Objective:
Set down the material below word for word, excluding the pictures.

Collected data:
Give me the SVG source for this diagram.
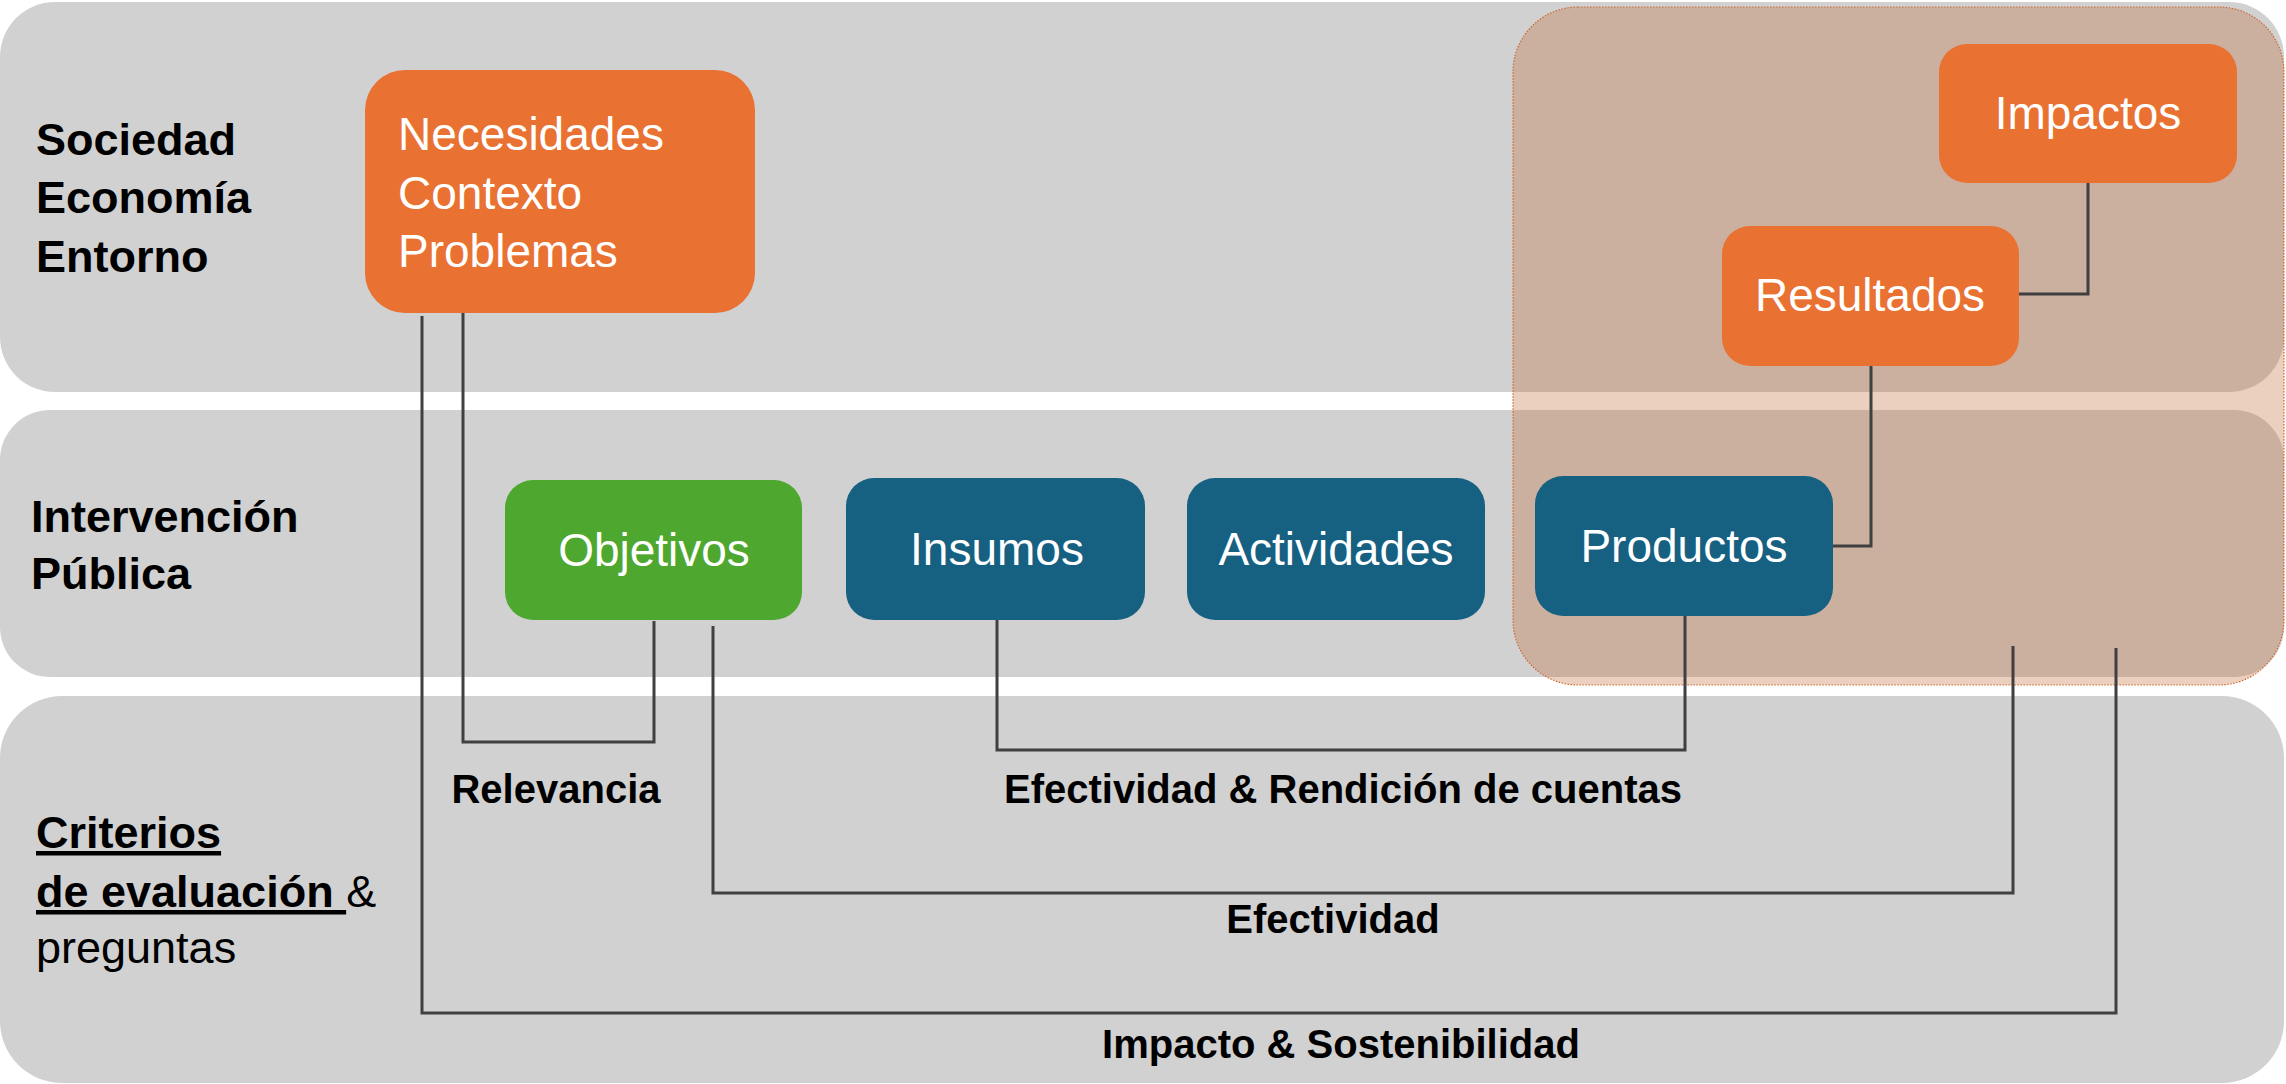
<svg xmlns="http://www.w3.org/2000/svg" width="2286" height="1084" viewBox="0 0 2286 1084">
  <style>
    .band { fill: #D1D1D1; }
    .hdr { font-family: "Liberation Sans", Arial, sans-serif; font-size: 45px; font-weight: bold; fill: #000; }
    .hdr-r { font-family: "Liberation Sans", Arial, sans-serif; font-size: 45px; font-weight: normal; fill: #000; }
    .nt { font-family: "Liberation Sans", Arial, sans-serif; font-size: 46px; fill: #FFFFFF; }
    .crit { font-family: "Liberation Sans", Arial, sans-serif; font-size: 40px; font-weight: bold; fill: #000; text-anchor: middle; }
    .orange { fill: #E97132; }
    .blue { fill: #166082; }
    .green { fill: #4EA72E; }
    .conn { fill: none; stroke: #404040; stroke-width: 3; }
  </style>

  <g id="bands">
    <rect id="band-sociedad" class="band" x="0" y="2" width="2284" height="390" rx="55" ry="55"/>
    <rect id="band-intervencion" class="band" x="0" y="410" width="2284" height="267" rx="50" ry="50"/>
    <rect id="band-criterios" class="band" x="0" y="696" width="2284" height="387" rx="62" ry="62"/>
  </g>

  <g id="band-labels">
    <text class="hdr" x="36" y="155">Sociedad</text>
    <text class="hdr" x="36" y="213">Economía</text>
    <text class="hdr" x="36" y="272">Entorno</text>
    <text class="hdr" x="31" y="532">Intervención</text>
    <text class="hdr" x="31" y="589">Pública</text>
    <text class="hdr" x="36" y="848"><tspan text-decoration="underline">Criterios</tspan></text>
    <text class="hdr" x="36" y="907"><tspan text-decoration="underline">de evaluación&#160;</tspan><tspan class="hdr-r" font-weight="normal">&amp;</tspan></text>
    <text class="hdr-r" x="36" y="963">preguntas</text>
  </g>

  <g id="overlay">
    <rect x="1513" y="7" width="771" height="678" rx="65" ry="65" fill="#BC5F2A" fill-opacity="0.3" stroke="#D0682E" stroke-width="1.2" stroke-dasharray="1.5 1.5"/>
  </g>

  <g id="connectors">
    <polyline class="conn" points="2088,183 2088,294 2019,294"/>
    <polyline class="conn" points="1871,366 1871,546 1833,546"/>
    <polyline class="conn" points="463,313 463,742 654,742 654,621"/>
    <polyline class="conn" points="713,626 713,893 2013,893 2013,646"/>
    <polyline class="conn" points="422,316 422,1013 2116,1013 2116,648"/>
    <polyline class="conn" points="997,620 997,750 1685,750 1685,616"/>
  </g>

  <g id="necesidades">
    <rect class="orange" x="365" y="70" width="390" height="243" rx="40" ry="40"/>
    <text class="nt" x="398" y="150">Necesidades</text>
    <text class="nt" x="398" y="209">Contexto</text>
    <text class="nt" x="398" y="267">Problemas</text>
  </g>

  <g id="impactos">
    <rect class="orange" x="1939" y="44" width="298" height="139" rx="28" ry="28"/>
    <text class="nt" x="2088" y="129" text-anchor="middle">Impactos</text>
  </g>

  <g id="resultados">
    <rect class="orange" x="1722" y="226" width="297" height="140" rx="28" ry="28"/>
    <text class="nt" x="1870" y="311" text-anchor="middle">Resultados</text>
  </g>

  <g id="objetivos">
    <rect class="green" x="505" y="480" width="297" height="140" rx="28" ry="28"/>
    <text class="nt" x="654" y="566" text-anchor="middle">Objetivos</text>
  </g>

  <g id="insumos">
    <rect class="blue" x="846" y="478" width="299" height="142" rx="28" ry="28"/>
    <text class="nt" x="997" y="565" text-anchor="middle">Insumos</text>
  </g>

  <g id="actividades">
    <rect class="blue" x="1187" y="478" width="298" height="142" rx="28" ry="28"/>
    <text class="nt" x="1336" y="565" text-anchor="middle">Actividades</text>
  </g>

  <g id="productos">
    <rect class="blue" x="1535" y="476" width="298" height="140" rx="28" ry="28"/>
    <text class="nt" x="1684" y="562" text-anchor="middle">Productos</text>
  </g>

  <g id="criteria-labels">
    <text class="crit" x="556" y="803">Relevancia</text>
    <text class="crit" x="1343" y="803">Efectividad &amp; Rendición de cuentas</text>
    <text class="crit" x="1333" y="933">Efectividad</text>
    <text class="crit" x="1341" y="1058">Impacto &amp; Sostenibilidad</text>
  </g>
</svg>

Final result:
Give me the SVG source for this diagram.
<svg xmlns="http://www.w3.org/2000/svg" width="2286" height="1084" viewBox="0 0 2286 1084">
  <style>
    .band { fill: #D1D1D1; }
    .hdr { font-family: "Liberation Sans", Arial, sans-serif; font-size: 45px; font-weight: bold; fill: #000; }
    .hdr-r { font-family: "Liberation Sans", Arial, sans-serif; font-size: 45px; font-weight: normal; fill: #000; }
    .nt { font-family: "Liberation Sans", Arial, sans-serif; font-size: 46px; fill: #FFFFFF; }
    .crit { font-family: "Liberation Sans", Arial, sans-serif; font-size: 40px; font-weight: bold; fill: #000; text-anchor: middle; }
    .orange { fill: #E97132; }
    .blue { fill: #166082; }
    .green { fill: #4EA72E; }
    .conn { fill: none; stroke: #404040; stroke-width: 3; }
  </style>

  <g id="bands">
    <rect id="band-sociedad" class="band" x="0" y="2" width="2284" height="390" rx="55" ry="55"/>
    <rect id="band-intervencion" class="band" x="0" y="410" width="2284" height="267" rx="50" ry="50"/>
    <rect id="band-criterios" class="band" x="0" y="696" width="2284" height="387" rx="62" ry="62"/>
  </g>

  <g id="band-labels">
    <text class="hdr" x="36" y="155">Sociedad</text>
    <text class="hdr" x="36" y="213">Economía</text>
    <text class="hdr" x="36" y="272">Entorno</text>
    <text class="hdr" x="31" y="532">Intervención</text>
    <text class="hdr" x="31" y="589">Pública</text>
    <text class="hdr" x="36" y="848"><tspan text-decoration="underline">Criterios</tspan></text>
    <text class="hdr" x="36" y="907"><tspan text-decoration="underline">de evaluación&#160;</tspan><tspan class="hdr-r" font-weight="normal">&amp;</tspan></text>
    <text class="hdr-r" x="36" y="963">preguntas</text>
  </g>

  <g id="overlay">
    <rect x="1513" y="7" width="771" height="678" rx="65" ry="65" fill="#BC5F2A" fill-opacity="0.3" stroke="#D0682E" stroke-width="1.2" stroke-dasharray="1.5 1.5"/>
  </g>

  <g id="connectors">
    <polyline class="conn" points="2088,183 2088,294 2019,294"/>
    <polyline class="conn" points="1871,366 1871,546 1833,546"/>
    <polyline class="conn" points="463,313 463,742 654,742 654,621"/>
    <polyline class="conn" points="713,626 713,893 2013,893 2013,646"/>
    <polyline class="conn" points="422,316 422,1013 2116,1013 2116,648"/>
    <polyline class="conn" points="997,620 997,750 1685,750 1685,616"/>
  </g>

  <g id="necesidades">
    <rect class="orange" x="365" y="70" width="390" height="243" rx="40" ry="40"/>
    <text class="nt" x="398" y="150">Necesidades</text>
    <text class="nt" x="398" y="209">Contexto</text>
    <text class="nt" x="398" y="267">Problemas</text>
  </g>

  <g id="impactos">
    <rect class="orange" x="1939" y="44" width="298" height="139" rx="28" ry="28"/>
    <text class="nt" x="2088" y="129" text-anchor="middle">Impactos</text>
  </g>

  <g id="resultados">
    <rect class="orange" x="1722" y="226" width="297" height="140" rx="28" ry="28"/>
    <text class="nt" x="1870" y="311" text-anchor="middle">Resultados</text>
  </g>

  <g id="objetivos">
    <rect class="green" x="505" y="480" width="297" height="140" rx="28" ry="28"/>
    <text class="nt" x="654" y="566" text-anchor="middle">Objetivos</text>
  </g>

  <g id="insumos">
    <rect class="blue" x="846" y="478" width="299" height="142" rx="28" ry="28"/>
    <text class="nt" x="997" y="565" text-anchor="middle">Insumos</text>
  </g>

  <g id="actividades">
    <rect class="blue" x="1187" y="478" width="298" height="142" rx="28" ry="28"/>
    <text class="nt" x="1336" y="565" text-anchor="middle">Actividades</text>
  </g>

  <g id="productos">
    <rect class="blue" x="1535" y="476" width="298" height="140" rx="28" ry="28"/>
    <text class="nt" x="1684" y="562" text-anchor="middle">Productos</text>
  </g>

  <g id="criteria-labels">
    <text class="crit" x="556" y="803">Relevancia</text>
    <text class="crit" x="1343" y="803">Efectividad &amp; Rendición de cuentas</text>
    <text class="crit" x="1333" y="933">Efectividad</text>
    <text class="crit" x="1341" y="1058">Impacto &amp; Sostenibilidad</text>
  </g>
</svg>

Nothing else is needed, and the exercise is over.